If a table doesn’t have an explicit sort order, the Tabular service will be able to infer a sort order based on the primary key of the table and the partitioning scheme, Blue says.
“We can also take a look at what are people actually doing in selecting from this table,” he says. “And if we know that, we can figure out, oh these are the columns that people tend to select by and we can fill that in.”
Eventually, Tabular could bring some AI to bear on the problem. For example, at Netflix, Blue helped implement a recommender system that would find the optimal settings for given table by rewriting it 20 or times and seeing which settings worked the best. The company could eventually build that sort of system. But first, the company is focused on getting the core service built and implemented.
“What we want is a very simple, easy, out-of-the-box solution that that works great with Iceberg tables,” Blue says. “And if you’re either a new customer, someone moving to cloud, or someone with an existing Hive build out, to just be able to start using our service very easily.”
Open Data Lakes
The way Andressen Horowitz’s Martin Casado desdribes it, Tabular is building “an independent cloud data platform.”

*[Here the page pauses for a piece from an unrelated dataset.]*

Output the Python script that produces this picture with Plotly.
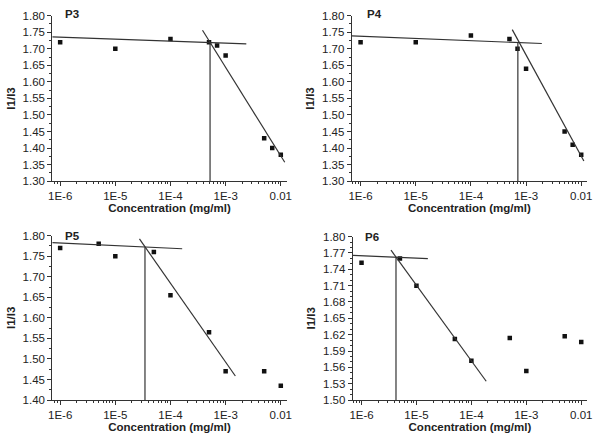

“It will replace raw data lakes with a service that hides much of the underlying complexity and automates common data management tasks,” Casado wrote in a recent blog post on the a16z website. “Tabular provides many of the features that make data warehouses easy to use — atomic transactions, schema evolution, time travel, partitioning, and so on — to any cloud-based data processing system that wants to support it, including data warehouses. In this sense, it implements the ‘lakehouse’ architectural pattern that is growing in popularity. But it adopts a fully open set of standards so that all systems can build on a common foundation and share data in a common format.”
First made popular with Hadoop, data lakes today are proliferating in the cloud, where they are implemented on S3 and other object storage systems. The combination of cheap storage and the separation of compute and storage means that companies can scale their data lakes well into the petabyte range. But there is complexity lurking in the lake that forces customers to become experts in “quirky limitations,” Tabular says.
The popularity of Snowflake and Databricks shows that there is a market for services that simplify data lake management. With Tabular, Blue hopes to mirror those types of services, while giving customers freedom to plug any engines into their big data storage.
“Snowflake has definitely built the bottom half of the database that is quite good,” Blue says. “Databricks has built the bottom half of the database as well, with their Delta lake format.”
Both Databricks and Snowflake will run maintenance services on customers data, such as compacting data to minimize storage costs. However, both those two services aim to keep you within their respective ecosystems, Blue says.
“What we want is to be agnostic to the query engine,” he says. “We want both Databricks and Snowflake and Starburst and whoever to work with us and be able to access that data natively and with really great performance…We think that people want a lot of flexibility in the query engine, and without needing to move their data.”